Critical Thinking at Hess Academy: Naomi and Margo’s Class
One of the most valuable parts of our commitment to modeling lifelong learning habits is that many of our teachers are themselves students. Our 4th-5th grade teacher, Katie Robertson, is finishing her Master’s in Early Childhood Education at Georgia State, and through that experience she has had the opportunity to consider her own big questions and investigate them in the space of Hess Academy. Lately, she conducted interviews with each of the classroom teachers for a project requiring her to delve deeply into critical questions about her school community. For her description project, Katie decided to investigate what it looks like across the grades to “cultivate critical thinking” and foster a “strong supple core of honesty and integrity” (quoted from school website). Katie wondered how this mission is interpreted across the age groups, and how classroom communities respond when students inevitably wander into gray areas as they cultivate their own big questions.

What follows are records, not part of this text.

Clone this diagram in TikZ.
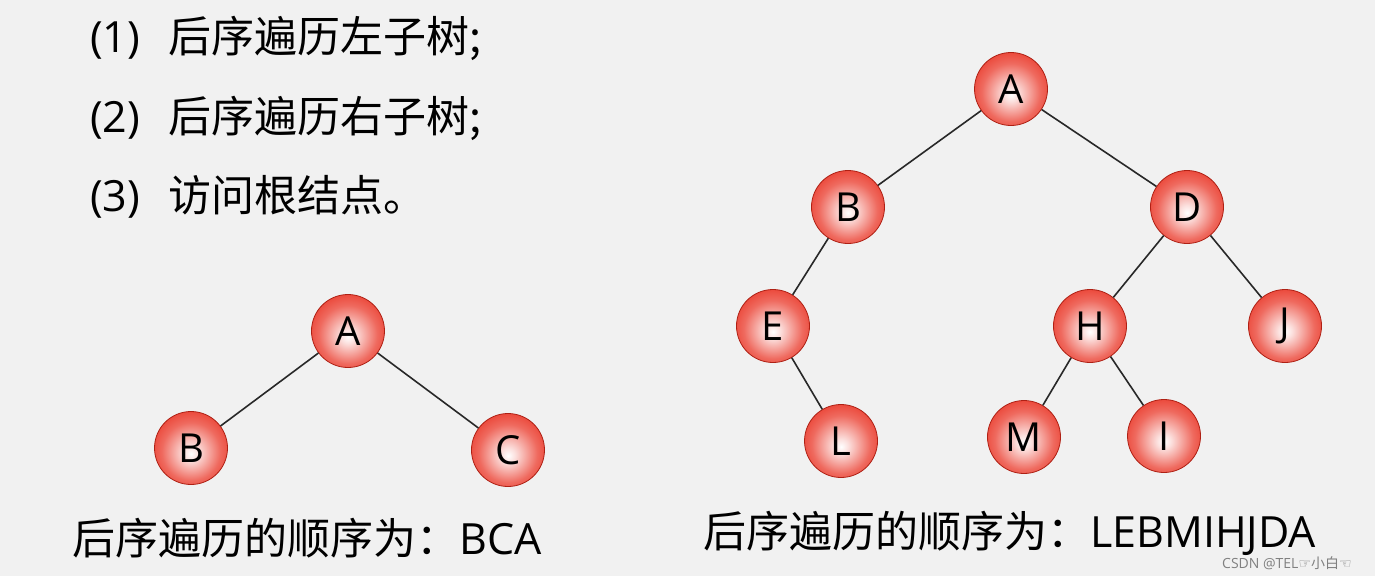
\documentclass[tikz,border=0pt]{standalone}
\usepackage{fontspec}
\setmainfont{Noto Sans CJK SC}
\newfontfamily\lat{Open Sans}
\newfontfamily\symfont{DejaVu Sans}
\definecolor{bg}{RGB}{241,241,241}
\definecolor{ballred}{RGB}{232,42,26}
\definecolor{edgegray}{RGB}{40,40,40}
\pgfdeclareradialshading{redball}{\pgfpoint{0bp}{-4bp}}{%
  color(0bp)=(white); color(5bp)=(white!85!ballred); color(20bp)=(ballred!70!white); color(34bp)=(ballred); color(50bp)=(ballred!92!black)}
\tikzset{
  ball/.style={circle, minimum size=73pt, inner sep=0pt, shading=redball, draw=ballred!75!black, line width=0.8pt, font=\lat\fontsize{40}{44}\selectfont},
  link/.style={draw=edgegray, line width=1.6pt},
  txt/.style={anchor=west, inner sep=0pt, font=\fontsize{43}{50}\selectfont}
}
\begin{document}
\begin{tikzpicture}[x=1pt,y=-1pt]
\fill[bg] (0,0) rectangle (1375,576);
\useasboundingbox (0,0) rectangle (1375,576);
% top text
\node[txt] (t1) at (90,38) {{\lat (1)}\hspace{28pt}后序遍历左子树;};
\node[txt] (t2) at (90,118) {{\lat (2)}\hspace{28pt}后序遍历右子树;};
\node[txt] (t3) at (90,197) {{\lat (3)}\hspace{28pt}访问根结点。};
% left tree
\node[ball] (la) at (348,331) {A};
\node[ball] (lb) at (191,448) {B};
\node[ball] (lc) at (508,450) {C};
\draw[link] (la) -- (lb);
\draw[link] (la) -- (lc);
% right tree
\node[ball] (a) at (1011,89) {A};
\node[ball] (b) at (848,207) {B};
\node[ball] (d) at (1187,207) {D};
\node[ball] (e) at (773,326) {E};
\node[ball] (h) at (1090,326) {H};
\node[ball] (j) at (1285,326) {J};
\node[ball] (l) at (841,441) {L};
\node[ball] (m) at (1024,437) {M};
\node[ball] (i) at (1164,436) {I};
\draw[link] (a) -- (b);
\draw[link] (a) -- (d);
\draw[link] (b) -- (e);
\draw[link] (e) -- (l);
\draw[link] (d) -- (h);
\draw[link] (d) -- (j);
\draw[link] (h) -- (m);
\draw[link] (h) -- (i);
% bottom texts
\node[txt] (s1) at (72,538) {后序遍历的顺序为：{\lat BCA}};
\node[txt] (s2) at (703,533) {后序遍历的顺序为：{\lat LEBMIHJDA}};
\node[anchor=west, inner sep=0pt, text=gray, font=\fontsize{14}{16}\selectfont] (wm) at (1222,563) {{\lat CSDN @TEL}{\symfont ☞}小白{\symfont ☜}};
\end{tikzpicture}
\end{document}
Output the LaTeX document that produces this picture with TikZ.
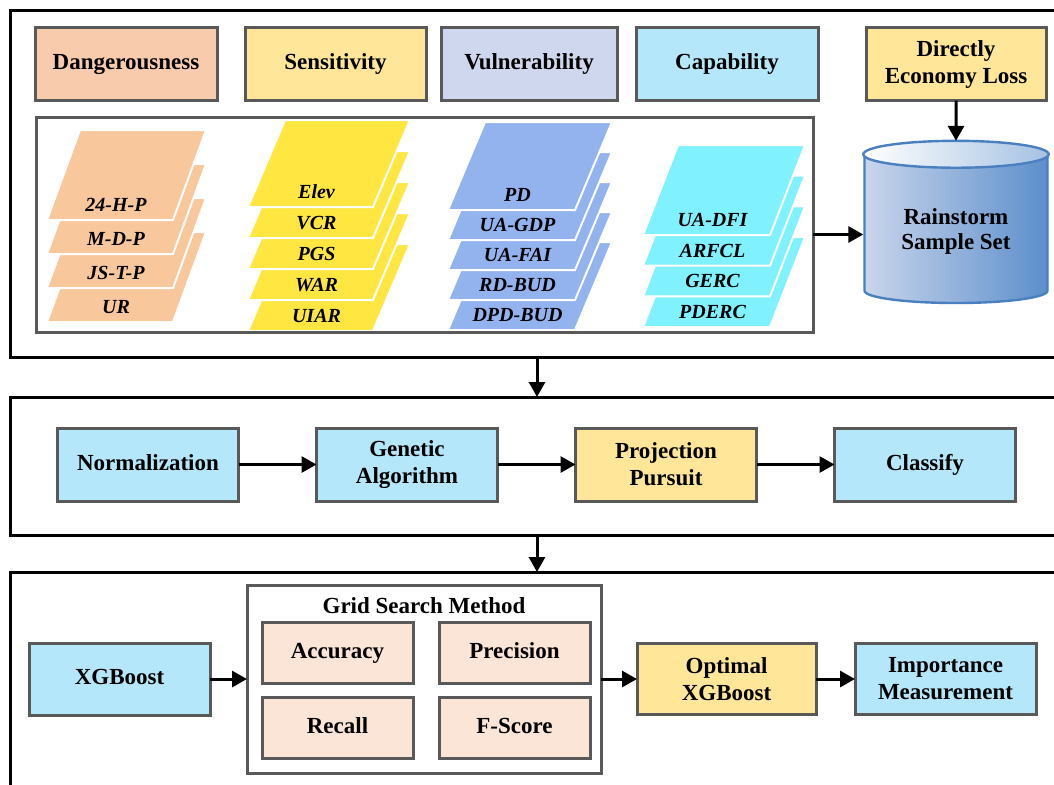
\documentclass[tikz,border=0pt]{standalone}
\usepackage{fontspec}
\setmainfont{Liberation Serif}
\usetikzlibrary{positioning, shapes.geometric, arrows.meta, calc}

\definecolor{borde}{HTML}{595959}
\definecolor{melocoton}{HTML}{F8CBAD}
\definecolor{amarillo}{HTML}{FFE699}
\definecolor{lavanda}{HTML}{CFD7EE}
\definecolor{celeste}{HTML}{B4E7FA}
\definecolor{rosado}{HTML}{FBE5D6}
\definecolor{naranja}{HTML}{F9C79C}
\definecolor{limon}{HTML}{FFE641}
\definecolor{azul}{HTML}{93B3EF}
\definecolor{cian}{HTML}{7FF1FF}
\definecolor{cilclaro}{HTML}{C9D5EC}
\definecolor{cilosc}{HTML}{5C8FCB}
\definecolor{cilborde}{HTML}{4A80C0}

\tikzset{
	caja/.style={draw=borde, line width=1.5pt, outer sep=0pt, align=center,
		minimum width=90.5pt, minimum height=36.5pt,
		font=\bfseries\fontsize{11.5}{13.5}\selectfont},
	linea/.style={text height=8pt, text depth=2.5pt},
	marco/.style={draw=black, line width=1.5pt, outer sep=0pt, anchor=north west, minimum width=527pt},
	etiq/.style={font=\bfseries\itshape\fontsize{10}{12}\selectfont, inner sep=1pt},
	cilindro/.style={cylinder, shape border rotate=90, aspect=0.2, draw=cilborde, line width=1.2pt,
		minimum width=91.5pt, minimum height=80.5pt, left color=cilclaro, middle color=cilclaro!90!cilosc,
		right color=cilosc, align=center, font=\bfseries\fontsize{11.5}{12.5}\selectfont},
	flecha/.style={-{Triangle[length=7.5pt, width=8pt]}, line width=1.5pt}
}

% capa: x0, y base, ancho, desplazamiento, alto, color, nombre, texto
\newcommand{\capa}[8]{%
	\filldraw[fill=#6, draw=white, line width=1pt] (#1,#2) -- ++(#3,0) -- ++(#4,-#5) -- ++(-#3,0) -- cycle;
	\node[etiq] (#7) at ({#1+#3/2+6},{#2-15}) {#8};}

\begin{document}
\begin{tikzpicture}[x=0.5pt, y=-0.5pt]
	\useasboundingbox (0,0) rectangle (1054,784);

	% marcos
	\node [marco, minimum height=173.5pt] (etapa1) at (10,10) {};
	\node [marco, minimum height=69pt] (etapa2) at (10,397) {};
	\node [marco, minimum height=114pt] (etapa3) at (10,572) {};

	% factores
	\node [caja, linea, fill=melocoton, minimum width=91pt] (peligro) at (126,63.5) {Dangerousness};
	\node [caja, linea, fill=amarillo] (sensib) [right=14pt of peligro] {Sensitivity};
	\node [caja, linea, fill=lavanda, minimum width=88pt] (vulner) [right=7.5pt of sensib] {Vulnerability};
	\node [caja, linea, fill=celeste, minimum width=91pt] (capac) [right=9.5pt of vulner] {Capability};
	\node [caja, fill=amarillo, minimum width=90pt] (perdida) at (956,64) {Directly\\Economy Loss};

	% indicadores
	\foreach \k/\t in {3/UR, 2/JS-T-P, 1/M-D-P, 0/24-H-P}
		\capa{47}{220+34*\k}{126}{33}{90}{naranja}{pel\k}{\t};
	\foreach \k/\t in {4/UIAR, 3/WAR, 2/PGS, 1/VCR, 0/Elev}
		\capa{248}{207+31*\k}{125}{37}{87}{limon}{sen\k}{\t};
	\foreach \k/\t in {4/DPD-BUD, 3/RD-BUD, 2/UA-FAI, 1/UA-GDP, 0/PD}
		\capa{448}{210+30*\k}{127}{37}{88}{azul}{vul\k}{\t};
	\foreach \k/\t in {3/PDERC, 2/GERC, 1/ARFCL, 0/UA-DFI}
		\capa{643}{235+30.7*\k}{127}{35}{90}{cian}{cap\k}{\t};
	\node [draw=borde, line width=1.5pt, outer sep=0pt, minimum width=388.5pt, minimum height=107.5pt,
		anchor=north west] (indic) at (36,117) {};

	% muestra
	\node [cilindro, anchor=shape center] (muestra) at (956,222.5) {Rainstorm\\Sample Set};
	\path [draw=cilborde, line width=1.2pt, left color=white, middle color=white, right color=cilosc!55]
		let \p1=(muestra.before top), \p2=(muestra.after top), \p3=(muestra.top) in
		($(\p1)!0.5!(\p2)$) ellipse [x radius={abs(\x2-\x1)/2}, y radius={abs(\y3-\y1)}];

	% proyeccion
	\node [caja, linea, fill=celeste] (norm) at (148,464.5) {Normalization};
	\node [caja, fill=celeste] (genetico) [right=39pt of norm] {Genetic\\Algorithm};
	\node [caja, fill=amarillo] (proyeccion) [right=39pt of genetico] {Projection\\Pursuit};
	\node [caja, linea, fill=celeste] (clasif) [right=39pt of proyeccion] {Classify};

	% xgboost
	\node [caja, linea, fill=celeste, minimum height=36pt] (xgb) at (119.5,679) {XGBoost};
	\node [draw=borde, line width=1.5pt, outer sep=0pt, minimum width=177pt, minimum height=94pt]
		(rejilla) [right=18.5pt of xgb] {};
	\node [font=\bfseries\fontsize{11.5}{13.5}\selectfont] (titulo) [below=2.5pt of rejilla.north] {Grid Search Method};
	\node [caja, linea, fill=rosado, minimum width=75.5pt, minimum height=30.5pt] (exactitud) at (337.5,652.5) {Accuracy};
	\node [caja, linea, fill=rosado, minimum width=75.5pt, minimum height=30.5pt] (precision) [right=13pt of exactitud] {Precision};
	\node [caja, linea, fill=rosado, minimum width=75.5pt, minimum height=30.5pt] (recall) [below=7pt of exactitud] {Recall};
	\node [caja, linea, fill=rosado, minimum width=75.5pt, minimum height=30.5pt] (fscore) [below=7pt of precision] {F-Score};
	\node [caja, fill=amarillo, minimum width=89.5pt, minimum height=35.5pt] (optimo) [right=18pt of rejilla] {Optimal\\XGBoost};
	\node [caja, fill=celeste, minimum height=35.5pt] (importancia) [right=19.5pt of optimo] {Importance\\Measurement};

	% flechas
	\path [flecha]
		(perdida) edge (muestra)
		([yshift=-5pt]indic.east) edge ([yshift=-5pt]indic.east -| muestra.west)
		(etapa1.south) edge (etapa2.north)
		(etapa2.south) edge (etapa3.north)
		(norm) edge (genetico)
		(genetico) edge (proyeccion)
		(proyeccion) edge (clasif)
		(xgb) edge (rejilla)
		(rejilla) edge (optimo)
		(optimo) edge (importancia);
\end{tikzpicture}
\end{document}
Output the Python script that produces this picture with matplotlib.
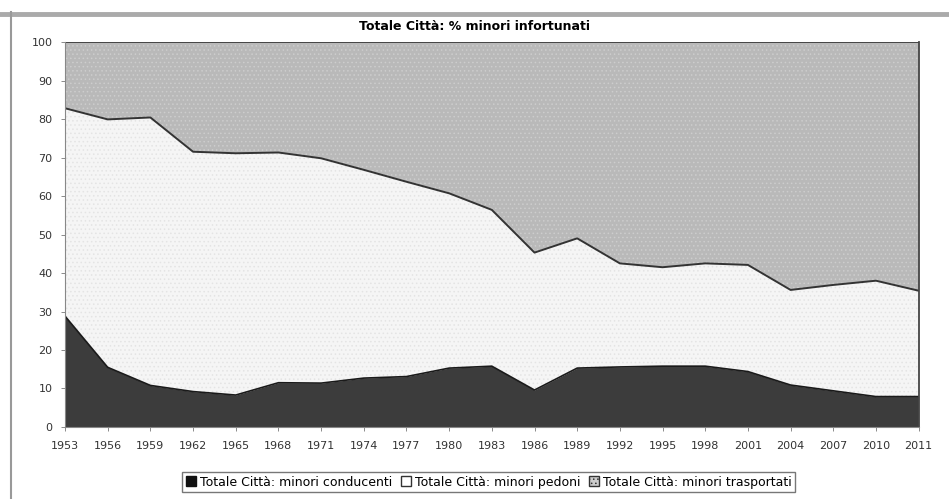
import numpy as np
import matplotlib
matplotlib.use("Agg")
import matplotlib.pyplot as plt
from matplotlib.lines import Line2D

years = ["1953", "1956", "1959", "1962", "1965", "1968", "1971", "1974", "1977", "1980",
         "1983", "1986", "1989", "1992", "1995", "1998", "2001", "2004", "2007", "2010", "2011"]

# % children injured, stacked to 100
conducenti = [28.8, 15.5, 10.8, 9.2, 8.3, 11.5, 11.4, 12.7, 13.1, 15.3,
              15.8, 9.6, 15.3, 15.6, 15.8, 15.8, 14.4, 10.9, 9.4, 7.9, 7.9]
pedoni_cum = [82.8, 79.9, 80.4, 71.5, 71.1, 71.3, 69.8, 66.8, 63.7, 60.7,
              56.4, 45.3, 49.0, 42.5, 41.5, 42.5, 42.1, 35.6, 36.9, 38.0, 35.4]

labels = ["Totale Città: minori conducenti",
          "Totale Città: minori pedoni",
          "Totale Città: minori trasportati"]

c_dark = "#3c3c3c"
c_light = "#f5f5f5"
c_gray = "#b9b9b9"

plt.rcParams['font.family'] = ['DejaVu Sans']
plt.rcParams['hatch.linewidth'] = 0.6

x = np.arange(len(years))
cond = np.array(conducenti)
ped = np.array(pedoni_cum)
top = np.full(len(years), 100.0)

fig = plt.figure(figsize=(9.49, 4.99), dpi=100)
ax = fig.add_axes([0.0685, 0.1443, 0.8995, 0.7715])

ax.fill_between(x, 0, cond, facecolor=c_dark, edgecolor=c_dark, linewidth=0)
plt.rcParams['hatch.color'] = "#dcdcdc"
ax.fill_between(x, cond, ped, facecolor=c_light, hatch="....", edgecolor="#e4e4e4", linewidth=0)
ax.fill_between(x, ped, top, facecolor=c_gray, hatch="....", edgecolor="#cdcdcd", linewidth=0)

ax.plot(x, cond, color="#1a1a1a", lw=1.2)
ax.plot(x, ped, color="#333333", lw=1.4)
ax.plot(x, top, color="#444444", lw=1.4)

ax.set_xlim(0, len(years) - 1)
ax.set_ylim(0, 100)
ax.set_xticks(x)
ax.set_xticklabels(years, fontsize=8, color="#333333")
ax.set_yticks(np.arange(0, 101, 10))
ax.set_yticklabels([str(v) for v in range(0, 101, 10)], fontsize=8, color="#333333")
ax.tick_params(axis="x", length=3, width=0.6, color="#777777", pad=7)
ax.tick_params(axis="y", length=3, width=0.6, color="#777777", pad=6)

for s in ["left", "bottom"]:
    ax.spines[s].set_color("#888888")
    ax.spines[s].set_linewidth(0.8)
ax.spines["right"].set_color("#444444")
ax.spines["right"].set_linewidth(1.3)
ax.spines["top"].set_visible(False)

fig.suptitle("Totale Città: % minori infortunati", fontsize=9, fontweight="bold", y=0.96)

handles = [
    plt.Rectangle((0, 0), 1, 1, facecolor="#111111", edgecolor="#111111"),
    plt.Rectangle((0, 0), 1, 1, facecolor="white", edgecolor="#333333"),
    plt.Rectangle((0, 0), 1, 1, facecolor="#cccccc", edgecolor="#333333", hatch="...."),
]
fig.legend(handles, labels, loc="center", bbox_to_anchor=(0.515, 0.034), ncol=3,
           fontsize=9, frameon=True, fancybox=False, edgecolor="#555555",
           handlelength=0.8, handleheight=0.8, handletextpad=0.3, columnspacing=0.7,
           borderpad=0.3, borderaxespad=0)

# chart frame remnants: grey band at top and left edge
fig.add_artist(Line2D([0, 1], [1 - 14 / 499, 1 - 14 / 499], transform=fig.transFigure,
                      color="#aaaaaa", lw=3.5))
fig.add_artist(Line2D([11 / 949, 11 / 949], [0, 1 - 12 / 499], transform=fig.transFigure,
                      color="#999999", lw=1.5))

fig.savefig("out.png", dpi=100)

Through describing the Hess community to her cohort of fellow teaching students, Katie began to recognize connecting themes that run throughout our school’s culture and values, the essence of what makes our community unique. For the next few blog posts, we are pleased to open the doors to each classroom and invite you into these illuminating discussions. As you walk alongside Katie and join her inquiry through each class, perhaps you will recognize your own connecting themes, and the features that make the Hess school community unique.
Naomi and Margo’s Class:
Today we will begin in the preschool room, where Naomi and Margo support our youngest learners in developing foundational social and emotional skills, as well as academic skills to prepare them for success in the next steps of their education. Katie sat down with Naomi and asked her what fostering critical thinking and a strong core of honesty and integrity means for preschoolers, and whether they ever step into “gray areas” in pursuing this mission. According to Naomi, in very young children, the difficulty comes when they don’t understand why they can’t do something they want to do. Her strategy in addressing this struggles is through literacy and social reenacting. This could mean reading a book and talking about the choices made by the characters, and acting out common social situations with the class community. You will also find both of these teachers frequently down on child-level, talking through social situations and helping the children problem solve. She adds that at this age, it is not developmentally expected for them to see perspectives other than their own, so they need to be coached through social situations often. As their brains develop alongside their capacity to see alternative points of view, they will be primed for the next stages of social smarts and critical thinking. Thanks to their work with Naomi and Margo, they will enter their next year familiar with strategies and language associated with critical thinking and problem solving skills.